━━ EXCERPTED DATA
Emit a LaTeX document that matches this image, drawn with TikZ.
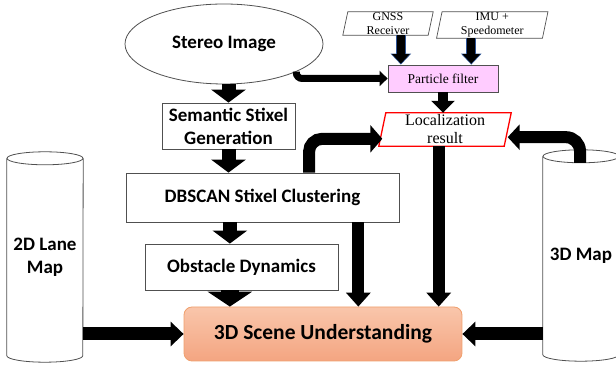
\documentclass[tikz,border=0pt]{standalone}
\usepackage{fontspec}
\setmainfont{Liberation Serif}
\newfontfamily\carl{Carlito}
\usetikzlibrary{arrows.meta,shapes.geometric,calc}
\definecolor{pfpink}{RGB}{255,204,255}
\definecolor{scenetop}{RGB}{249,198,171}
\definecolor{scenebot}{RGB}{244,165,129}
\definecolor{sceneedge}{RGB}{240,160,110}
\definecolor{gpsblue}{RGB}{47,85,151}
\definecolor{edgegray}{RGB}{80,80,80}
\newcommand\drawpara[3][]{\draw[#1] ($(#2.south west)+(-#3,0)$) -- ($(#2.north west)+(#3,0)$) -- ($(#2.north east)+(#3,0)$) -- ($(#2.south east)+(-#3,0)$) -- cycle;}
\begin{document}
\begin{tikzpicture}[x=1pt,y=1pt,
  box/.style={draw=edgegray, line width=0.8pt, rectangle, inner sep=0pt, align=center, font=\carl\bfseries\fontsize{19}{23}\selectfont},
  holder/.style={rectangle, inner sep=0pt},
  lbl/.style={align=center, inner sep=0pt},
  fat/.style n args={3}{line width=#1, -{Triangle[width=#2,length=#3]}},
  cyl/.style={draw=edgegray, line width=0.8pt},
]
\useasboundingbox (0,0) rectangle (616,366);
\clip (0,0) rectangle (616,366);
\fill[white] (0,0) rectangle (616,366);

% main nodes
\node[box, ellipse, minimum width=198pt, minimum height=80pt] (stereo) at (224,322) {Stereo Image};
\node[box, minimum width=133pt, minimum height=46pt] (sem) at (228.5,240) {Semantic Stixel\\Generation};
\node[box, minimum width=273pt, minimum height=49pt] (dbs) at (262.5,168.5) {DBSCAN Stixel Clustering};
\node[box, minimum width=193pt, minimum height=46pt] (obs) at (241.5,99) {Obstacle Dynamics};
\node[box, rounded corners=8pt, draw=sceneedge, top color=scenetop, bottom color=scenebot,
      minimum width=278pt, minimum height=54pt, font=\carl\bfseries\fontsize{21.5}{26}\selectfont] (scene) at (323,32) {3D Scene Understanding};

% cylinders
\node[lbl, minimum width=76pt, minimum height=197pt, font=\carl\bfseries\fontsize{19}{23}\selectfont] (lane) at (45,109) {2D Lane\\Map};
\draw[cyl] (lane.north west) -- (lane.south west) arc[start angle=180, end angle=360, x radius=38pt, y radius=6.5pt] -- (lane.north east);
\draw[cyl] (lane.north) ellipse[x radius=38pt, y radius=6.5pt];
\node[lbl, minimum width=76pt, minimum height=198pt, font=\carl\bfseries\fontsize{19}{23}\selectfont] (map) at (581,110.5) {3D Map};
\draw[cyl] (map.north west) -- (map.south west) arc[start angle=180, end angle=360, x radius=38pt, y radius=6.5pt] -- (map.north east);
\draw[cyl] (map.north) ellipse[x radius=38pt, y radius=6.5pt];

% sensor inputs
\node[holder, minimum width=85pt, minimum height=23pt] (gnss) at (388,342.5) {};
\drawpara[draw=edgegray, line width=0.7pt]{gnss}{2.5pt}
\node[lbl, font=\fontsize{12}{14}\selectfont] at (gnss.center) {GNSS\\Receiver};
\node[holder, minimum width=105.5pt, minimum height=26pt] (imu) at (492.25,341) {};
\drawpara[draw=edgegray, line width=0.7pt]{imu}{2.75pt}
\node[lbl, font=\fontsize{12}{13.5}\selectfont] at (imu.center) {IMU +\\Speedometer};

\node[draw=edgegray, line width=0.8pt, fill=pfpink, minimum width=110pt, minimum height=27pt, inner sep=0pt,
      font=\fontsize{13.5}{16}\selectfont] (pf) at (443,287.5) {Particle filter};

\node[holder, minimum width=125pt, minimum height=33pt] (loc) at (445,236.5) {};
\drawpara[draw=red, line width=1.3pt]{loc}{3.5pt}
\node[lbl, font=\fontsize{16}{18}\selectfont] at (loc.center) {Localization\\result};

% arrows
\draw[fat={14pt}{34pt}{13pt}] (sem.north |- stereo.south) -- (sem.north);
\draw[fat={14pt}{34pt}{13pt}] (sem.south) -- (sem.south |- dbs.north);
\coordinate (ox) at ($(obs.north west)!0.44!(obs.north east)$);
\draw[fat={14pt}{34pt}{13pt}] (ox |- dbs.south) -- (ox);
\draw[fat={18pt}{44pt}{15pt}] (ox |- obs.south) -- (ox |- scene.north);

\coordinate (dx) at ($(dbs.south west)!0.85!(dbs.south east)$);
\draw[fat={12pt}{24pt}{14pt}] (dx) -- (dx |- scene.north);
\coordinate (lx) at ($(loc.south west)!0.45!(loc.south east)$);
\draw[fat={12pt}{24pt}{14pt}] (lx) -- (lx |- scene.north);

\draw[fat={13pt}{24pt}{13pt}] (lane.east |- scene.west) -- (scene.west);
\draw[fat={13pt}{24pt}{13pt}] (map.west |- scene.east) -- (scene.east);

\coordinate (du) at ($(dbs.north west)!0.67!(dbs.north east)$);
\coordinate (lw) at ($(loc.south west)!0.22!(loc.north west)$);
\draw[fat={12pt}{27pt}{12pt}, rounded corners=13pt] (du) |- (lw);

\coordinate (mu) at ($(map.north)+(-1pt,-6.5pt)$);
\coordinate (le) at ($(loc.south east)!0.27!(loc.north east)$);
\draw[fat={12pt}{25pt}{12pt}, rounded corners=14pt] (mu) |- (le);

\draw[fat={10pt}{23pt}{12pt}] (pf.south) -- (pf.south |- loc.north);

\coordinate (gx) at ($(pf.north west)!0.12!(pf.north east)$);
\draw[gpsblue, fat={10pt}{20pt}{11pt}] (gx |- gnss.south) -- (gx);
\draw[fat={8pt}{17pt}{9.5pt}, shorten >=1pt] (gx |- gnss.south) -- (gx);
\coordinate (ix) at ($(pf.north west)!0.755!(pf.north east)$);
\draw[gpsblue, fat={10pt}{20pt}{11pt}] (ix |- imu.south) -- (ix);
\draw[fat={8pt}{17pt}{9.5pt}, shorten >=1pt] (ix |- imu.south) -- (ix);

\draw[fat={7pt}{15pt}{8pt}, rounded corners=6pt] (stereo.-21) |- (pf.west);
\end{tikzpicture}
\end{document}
━━━━
━━ EXCERPTED DATA
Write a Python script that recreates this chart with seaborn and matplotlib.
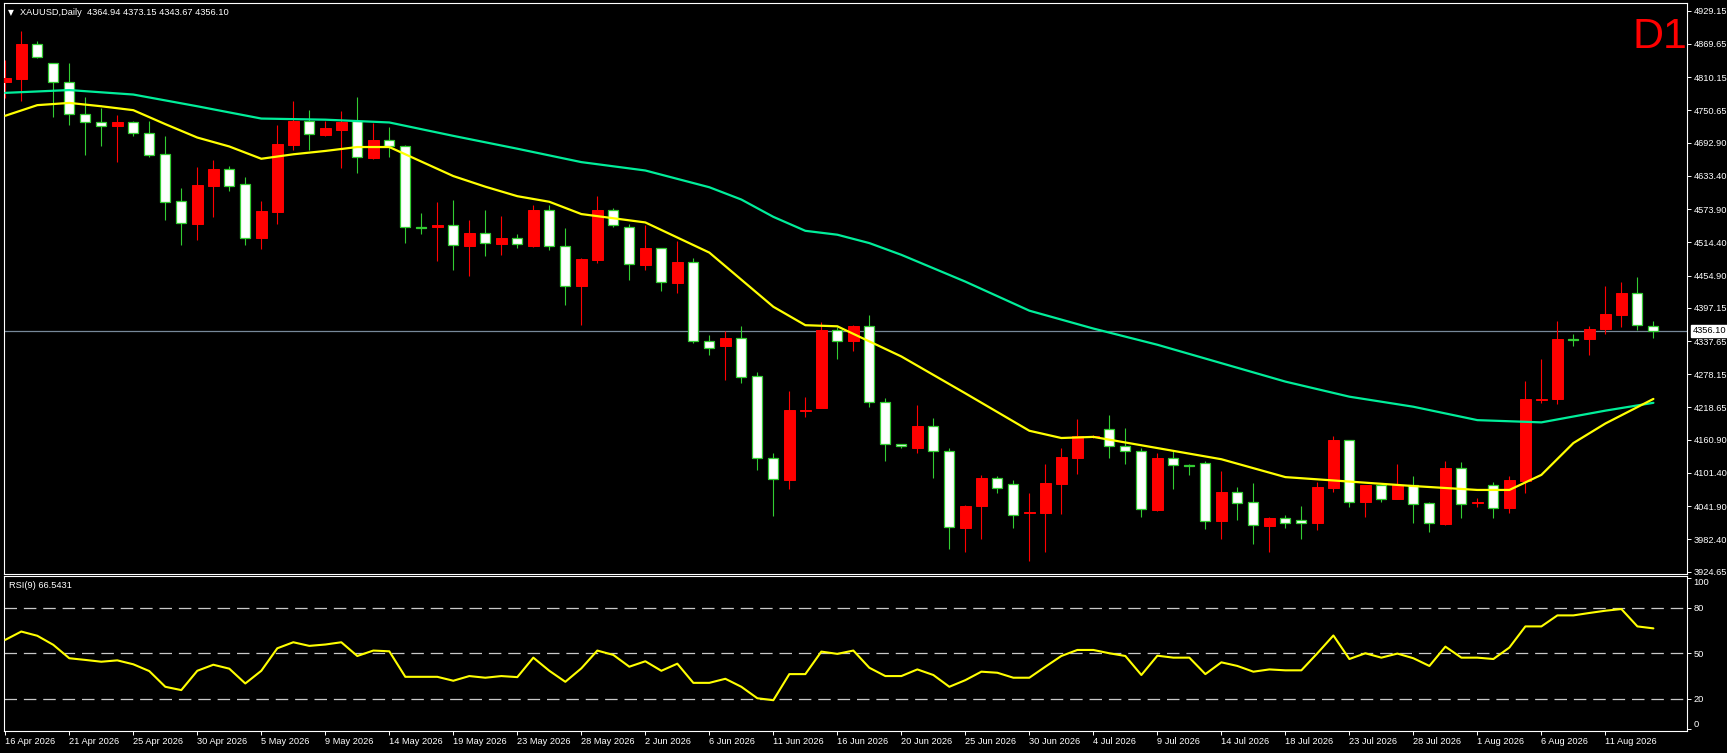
━━━━
━━ EXCERPTED DATA
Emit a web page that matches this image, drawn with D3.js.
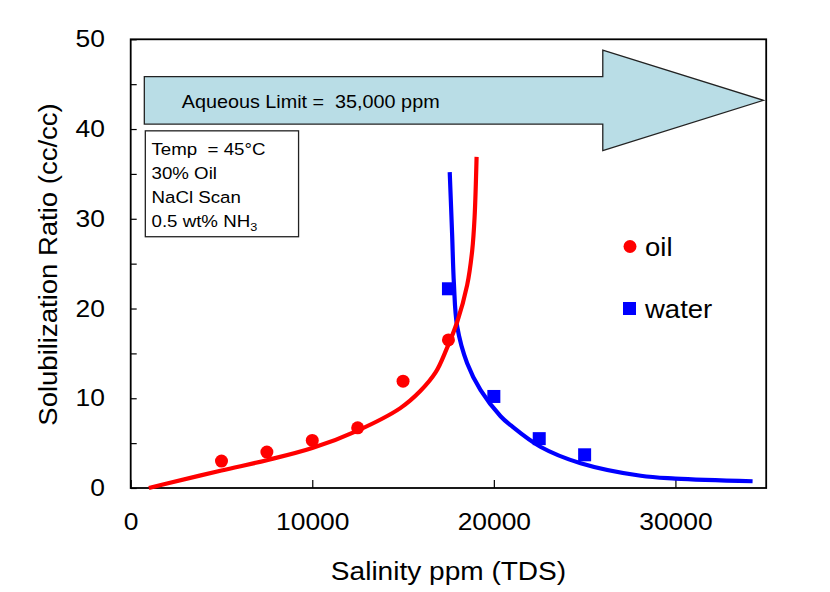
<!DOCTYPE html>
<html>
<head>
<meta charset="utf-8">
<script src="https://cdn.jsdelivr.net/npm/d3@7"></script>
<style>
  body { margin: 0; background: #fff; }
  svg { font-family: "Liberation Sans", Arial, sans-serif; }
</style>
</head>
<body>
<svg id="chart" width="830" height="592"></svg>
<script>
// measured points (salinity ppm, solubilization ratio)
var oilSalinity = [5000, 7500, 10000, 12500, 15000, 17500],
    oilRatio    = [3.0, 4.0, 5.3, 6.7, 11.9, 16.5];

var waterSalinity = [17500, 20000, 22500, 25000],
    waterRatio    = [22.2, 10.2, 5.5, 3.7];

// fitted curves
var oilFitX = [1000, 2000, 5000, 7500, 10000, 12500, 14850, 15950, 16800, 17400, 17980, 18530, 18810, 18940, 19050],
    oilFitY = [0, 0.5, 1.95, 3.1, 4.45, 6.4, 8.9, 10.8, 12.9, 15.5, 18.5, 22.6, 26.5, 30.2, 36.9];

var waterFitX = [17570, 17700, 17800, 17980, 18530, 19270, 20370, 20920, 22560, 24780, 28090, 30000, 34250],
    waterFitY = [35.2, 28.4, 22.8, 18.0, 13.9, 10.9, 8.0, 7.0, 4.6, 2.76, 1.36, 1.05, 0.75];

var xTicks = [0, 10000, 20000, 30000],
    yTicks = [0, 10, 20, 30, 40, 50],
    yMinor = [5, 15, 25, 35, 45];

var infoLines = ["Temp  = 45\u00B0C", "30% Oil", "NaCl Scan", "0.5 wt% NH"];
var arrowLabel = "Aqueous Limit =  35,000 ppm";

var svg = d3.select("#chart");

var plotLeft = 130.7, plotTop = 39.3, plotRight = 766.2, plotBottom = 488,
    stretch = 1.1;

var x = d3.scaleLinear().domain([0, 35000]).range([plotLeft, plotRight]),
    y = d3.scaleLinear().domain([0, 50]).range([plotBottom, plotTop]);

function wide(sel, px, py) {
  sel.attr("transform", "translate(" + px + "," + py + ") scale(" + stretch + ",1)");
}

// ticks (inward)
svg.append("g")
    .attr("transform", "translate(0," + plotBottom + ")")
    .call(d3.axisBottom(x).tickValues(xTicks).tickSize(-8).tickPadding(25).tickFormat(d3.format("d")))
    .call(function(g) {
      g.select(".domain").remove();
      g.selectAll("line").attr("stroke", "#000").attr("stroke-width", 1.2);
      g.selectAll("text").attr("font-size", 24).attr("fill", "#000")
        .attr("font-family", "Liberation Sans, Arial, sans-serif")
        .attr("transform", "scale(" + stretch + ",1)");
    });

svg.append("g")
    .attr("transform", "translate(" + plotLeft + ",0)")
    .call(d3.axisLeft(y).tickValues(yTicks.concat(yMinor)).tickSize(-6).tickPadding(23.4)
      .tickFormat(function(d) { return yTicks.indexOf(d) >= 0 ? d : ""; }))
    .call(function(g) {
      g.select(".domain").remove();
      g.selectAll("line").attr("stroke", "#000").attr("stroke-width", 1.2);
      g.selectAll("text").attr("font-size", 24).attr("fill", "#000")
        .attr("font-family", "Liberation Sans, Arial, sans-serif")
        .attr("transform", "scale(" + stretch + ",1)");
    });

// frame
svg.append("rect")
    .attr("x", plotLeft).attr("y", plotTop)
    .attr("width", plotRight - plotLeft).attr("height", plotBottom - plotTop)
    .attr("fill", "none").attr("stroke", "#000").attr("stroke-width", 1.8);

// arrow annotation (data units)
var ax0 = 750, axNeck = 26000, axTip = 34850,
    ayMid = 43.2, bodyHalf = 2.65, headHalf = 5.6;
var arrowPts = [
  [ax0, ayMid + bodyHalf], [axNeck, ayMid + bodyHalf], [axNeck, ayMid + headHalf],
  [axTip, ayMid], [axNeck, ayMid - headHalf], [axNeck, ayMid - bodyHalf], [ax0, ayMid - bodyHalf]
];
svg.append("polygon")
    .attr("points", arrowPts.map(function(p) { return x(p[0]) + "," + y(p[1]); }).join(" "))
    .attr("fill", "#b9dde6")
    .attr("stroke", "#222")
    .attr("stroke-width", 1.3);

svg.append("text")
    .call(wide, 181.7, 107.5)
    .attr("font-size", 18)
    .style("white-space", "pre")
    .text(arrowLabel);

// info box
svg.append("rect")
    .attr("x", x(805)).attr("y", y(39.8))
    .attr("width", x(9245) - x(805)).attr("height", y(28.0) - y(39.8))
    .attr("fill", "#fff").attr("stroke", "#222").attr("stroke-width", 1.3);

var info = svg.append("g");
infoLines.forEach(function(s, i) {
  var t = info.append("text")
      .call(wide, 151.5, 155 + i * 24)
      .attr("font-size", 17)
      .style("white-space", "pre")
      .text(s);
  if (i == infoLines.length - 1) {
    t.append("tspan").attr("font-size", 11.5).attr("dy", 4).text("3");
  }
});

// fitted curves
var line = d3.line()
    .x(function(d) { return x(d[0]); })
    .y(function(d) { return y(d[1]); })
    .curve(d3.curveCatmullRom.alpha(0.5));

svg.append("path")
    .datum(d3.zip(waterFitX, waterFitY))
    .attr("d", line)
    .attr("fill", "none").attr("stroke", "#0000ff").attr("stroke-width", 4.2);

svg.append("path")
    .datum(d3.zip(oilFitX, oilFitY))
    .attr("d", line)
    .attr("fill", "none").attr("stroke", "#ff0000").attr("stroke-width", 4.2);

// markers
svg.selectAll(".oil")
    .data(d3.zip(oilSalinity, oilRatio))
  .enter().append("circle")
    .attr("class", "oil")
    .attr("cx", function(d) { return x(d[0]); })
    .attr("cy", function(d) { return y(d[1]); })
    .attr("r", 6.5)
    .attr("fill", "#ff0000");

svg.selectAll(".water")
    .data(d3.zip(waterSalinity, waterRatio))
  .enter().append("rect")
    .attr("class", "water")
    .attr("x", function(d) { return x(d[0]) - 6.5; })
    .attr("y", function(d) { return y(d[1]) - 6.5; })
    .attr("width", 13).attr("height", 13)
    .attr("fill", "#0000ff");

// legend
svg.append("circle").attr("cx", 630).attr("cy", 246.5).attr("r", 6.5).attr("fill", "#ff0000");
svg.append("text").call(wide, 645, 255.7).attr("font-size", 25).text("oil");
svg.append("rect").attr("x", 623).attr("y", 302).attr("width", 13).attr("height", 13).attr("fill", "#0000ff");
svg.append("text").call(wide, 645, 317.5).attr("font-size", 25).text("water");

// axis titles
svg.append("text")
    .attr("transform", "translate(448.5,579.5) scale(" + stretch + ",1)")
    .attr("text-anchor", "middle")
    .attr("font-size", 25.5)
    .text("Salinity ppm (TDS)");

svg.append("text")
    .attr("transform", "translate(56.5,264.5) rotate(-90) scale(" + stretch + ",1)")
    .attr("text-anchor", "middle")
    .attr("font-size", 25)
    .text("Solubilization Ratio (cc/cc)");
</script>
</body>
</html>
━━━━
DIRECTIONS
Read through the entries and copy every line that includes "script".

ANSWER TO THIS PROBLEM
Write a Python script that recreates this chart with seaborn and matplotlib.
<script src="https://cdn.jsdelivr.net/npm/d3@7"></script>
<script>
</script>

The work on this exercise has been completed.